I got some kind of kitty litter type clay without additives from the grocery store. It was really cheap in a plastic sack type bag with a very plain label. It is labeled "Contents: absorbent clay granules"
http://www.frognet.org/gallery/mineralsoil/DSCN1126_Large

not sure if it is sodium or calcium bentonite. It does not swell when wet.


----------



## iljjlm (Mar 5, 2006)

Thanks for the replies. I think the pond or brick supply places should work here we have a lot of them around town. Will check tomarrow.
Dave


----------



## bbrock (May 20, 2004)

Ed said:


> This depends on the state laws... I can't get it from those places without a permit as its covered under the wastewater treatment regulations.
> 
> Ed


Weird! One of the uses of bentonite is as a homoeopathic remedy to detoxify the body. I think that is plain nuts but people do actually eat the stuff. I suppose because this stuff is used to line sewage lagoons they decided they need to regulate ALL uses of it? Talk about an overreach of government authority!


----------



## MJ (Jun 16, 2005)

That's NJ for ya mate :lol:


----------



## Ed (Sep 19, 2004)

bbrock said:


> Ed said:
> 
> 
> > This depends on the state laws... I can't get it from those places without a permit as its covered under the wastewater treatment regulations.
> ...


I can mail order small amounts of it if I wanted to eat it but I can't get large quantities from manufacturers because they don't want me making my own sewage lagoon... 
In the state, I can get small quantities like 5 lbs or so but if I want get 30 lbs or so I have to but it from a repackager that sells it for Koi ponds shipped from out of state... 
It is weird but.. I don't make those rules... 

Ed


----------



## bbrock (May 20, 2004)

What's the situation in PA? I don't think the Lacey act applies to clay ;-)


----------



## skylsdale (Sep 16, 2007)

I've called around to farm/ag supply places in my area and none of them stock it or seem to be able to get it (not to say they can't--it must be said that most of them don't have a clue what bentonite is when I inquire about it).

As far as 'pure' kitty litter, I suggest checking out your local Wal-Mart and looking for their brand of litter (used it in some planted aquariums at one point).

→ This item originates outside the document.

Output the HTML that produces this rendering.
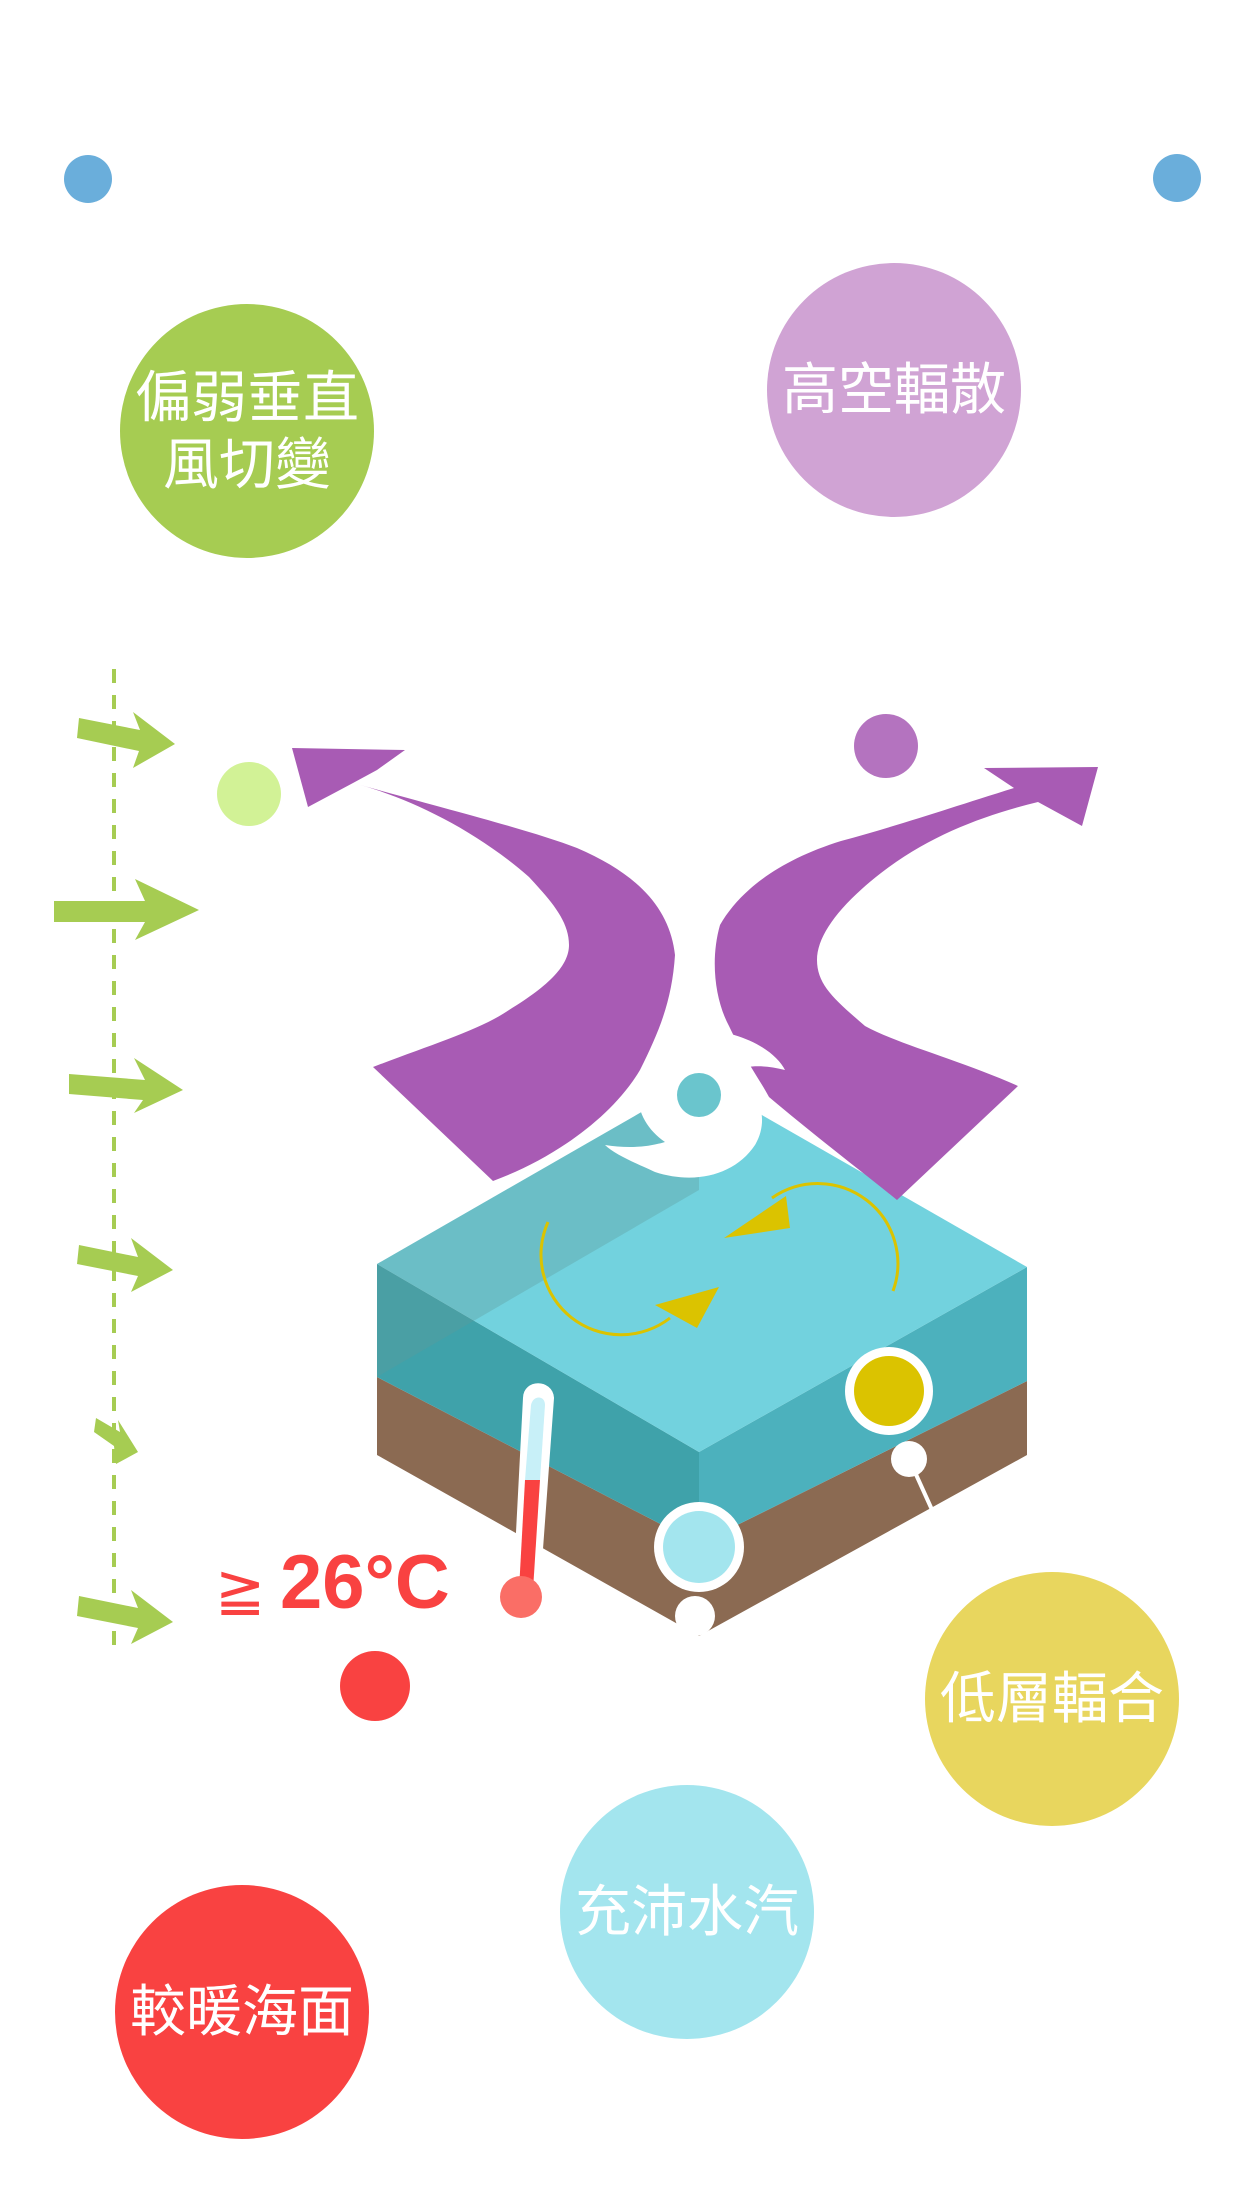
<!DOCTYPE html>
<html><head><meta charset="utf-8">
<style>
html,body{margin:0;padding:0;background:#fff;}
body{width:1242px;height:2208px;position:relative;overflow:hidden;font-family:"Liberation Sans","Noto Sans CJK TC",sans-serif;}
.c{position:absolute;border-radius:50%;display:flex;align-items:center;justify-content:center;text-align:center;color:#fff;font-size:56px;line-height:1.2;}
</style></head><body>
<div class="c" style="left:64px;top:155px;width:48px;height:48px;background:#6aaedb"></div>
<div class="c" style="left:1153px;top:154px;width:48px;height:48px;background:#6aaedb"></div>
<div class="c" style="left:120px;top:304px;width:254px;height:254px;background:#a6cc52">偏弱垂直<br>風切變</div>
<div class="c" style="left:767px;top:263px;width:254px;height:254px;background:#d0a3d4">高空輻散</div>
<div class="c" style="left:925px;top:1572px;width:254px;height:254px;background:#e8d65e">低層輻合</div>
<div class="c" style="left:560px;top:1785px;width:254px;height:254px;background:#a3e5ee">充沛水汽</div>
<div class="c" style="left:115px;top:1885px;width:254px;height:254px;background:#f94241">較暖海面</div>
<div class="c" style="left:340px;top:1651px;width:70px;height:70px;background:#f94241"></div>
<div class="c" style="left:217px;top:762px;width:64px;height:64px;background:#d2f296"></div>
<div class="c" style="left:854px;top:714px;width:64px;height:64px;background:#b473bf"></div>

<svg width="1242" height="2208" style="position:absolute;left:0;top:0">
<line x1="114" y1="669" x2="114" y2="1654" stroke="#a6cc52" stroke-width="4" stroke-dasharray="14,12"/>
<g fill="#a6cc52">
<polygon points="79,718 140,730 133,712 175,744 133,768 139,751 77,738"/>
<polygon points="54,901 145,901 135,879 199,910 135,940 145,922 54,922"/>
<polygon points="69,1074 145,1080 134,1058 183,1090 134,1113 143,1100 69,1094"/>
<polygon points="79,1245 138,1257 131,1238 173,1270 131,1292 138,1276 77,1264"/>
<polygon points="96,1418 120,1432 118,1420 138,1452 116,1464 114,1446 94,1432"/>
<polygon points="79,1596 138,1608 131,1590 173,1622 131,1644 138,1628 77,1616"/>
</g>
<polygon points="377,1377 699,1544 1027,1381 1027,1455 699,1636 377,1455" fill="#8b6a52"/>
<polygon points="377,1264 699,1452 699,1544 377,1377" fill="#3fa2aa"/>
<polygon points="699,1452 1027,1267 1027,1381 699,1544" fill="#4cb1bd"/>
<polygon points="699,1079 377,1264 699,1452 1027,1267" fill="#72d2de"/>
<polygon points="699,1079 377,1264 377,1377 699,1190" fill="#5e9a9a" opacity="0.35"/>
<path d="M548,1222 A80,80 0 0 0 670,1318" fill="none" stroke="#dbc300" stroke-width="3"/>
<polygon points="655,1305 719,1287 697,1328" fill="#dbc300"/>
<path d="M893,1291 A80,80 0 0 0 772,1198" fill="none" stroke="#dbc300" stroke-width="3"/>
<polygon points="786,1196 724,1238 790,1228" fill="#dbc300"/>
<path fill="#a85bb4" d="M292,748 L405,750 L377,770 L353,783 C450,810 530,830 577,848 C640,875 670,910 675,955 C672,1000 660,1030 640,1070 C610,1120 550,1160 493,1181 L373,1067 C430,1045 480,1030 509,1010 C550,985 569,965 569,945 C569,920 550,900 529,877 C470,825 400,795 353,783 L308,807 Z"/>
<path fill="#a85bb4" d="M1098,767 L1082,826 L1038,802 L1014,788 C950,808 900,825 841,841 C780,860 740,890 720,925 C710,960 715,1000 729,1026 C745,1060 760,1080 769,1097 C820,1140 860,1170 897,1200 L1018,1086 C960,1060 900,1045 865,1026 C835,1000 817,985 817,960 C817,935 840,905 881,873 C930,835 985,815 1038,802 L1014,788 L984,768 Z"/>
<g fill="#fff">
<path d="M699,1030 C740,1030 775,1050 785,1070 C765,1065 750,1065 735,1070 C760,1090 770,1120 755,1145 C735,1175 695,1185 655,1172 C640,1165 615,1155 605,1145 C625,1148 645,1148 665,1142 C640,1125 630,1095 645,1070 C660,1045 680,1035 699,1030 Z"/>
</g>
<circle cx="699" cy="1095" r="22" fill="#6ac5cd"/>
<circle cx="889" cy="1391" r="44" fill="#fff"/>
<circle cx="889" cy="1391" r="35" fill="#dbc300"/>
<line x1="909" y1="1459" x2="933" y2="1512" stroke="#fff" stroke-width="4"/>
<circle cx="909" cy="1459" r="18" fill="#fff"/>
<circle cx="699" cy="1547" r="45" fill="#fff"/>
<circle cx="699" cy="1547" r="36" fill="#a3e5ee"/>
<circle cx="695" cy="1616" r="20" fill="#fff"/>
<path d="M528,1398 C528,1385 548,1385 549,1398 L535,1590 L518,1590 Z" fill="#fff" stroke="#fff" stroke-width="10" stroke-linejoin="round"/>
<path d="M531,1405 C533,1395 545,1395 545,1405 L540,1480 L525,1480 Z" fill="#c8f0f8"/>
<polygon points="525,1480 540,1480 533,1590 519,1590" fill="#f94241"/>
<circle cx="521" cy="1597" r="21" fill="#fa6e66"/>
<text x="215" y="1610" font-family="Liberation Sans, sans-serif" font-size="60" fill="#f94241">≧</text>
<text x="280" y="1608" font-family="Liberation Sans, sans-serif" font-weight="bold" font-size="76" fill="#f94241">26°C</text>
</svg>
</body></html>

Only ingredient listed should be clay of some sort.


----------



## slaytonp (Nov 14, 2004)

skylsdale--You might check with local well drillers? In Idaho they use Bentonite to line water wells.


----------



## rmelancon (Apr 5, 2004)

I have about 400lbs of Texas sodium bentonite I will sell you but you have to come pick it up.


----------



## bbrock (May 20, 2004)

slaytonp said:


> skylsdale--You might check with local well drillers? In Idaho they use Bentonite to line water wells.


And they use it as a lubricant during the drilling operation of both water wells and oil and gas wells. Patty and I are lucky because most of the sodium bentonite comes from Wyoming and Montana and Wyo-Ben is headquartered in Billings, MT. So it is pretty easy to find in these parts.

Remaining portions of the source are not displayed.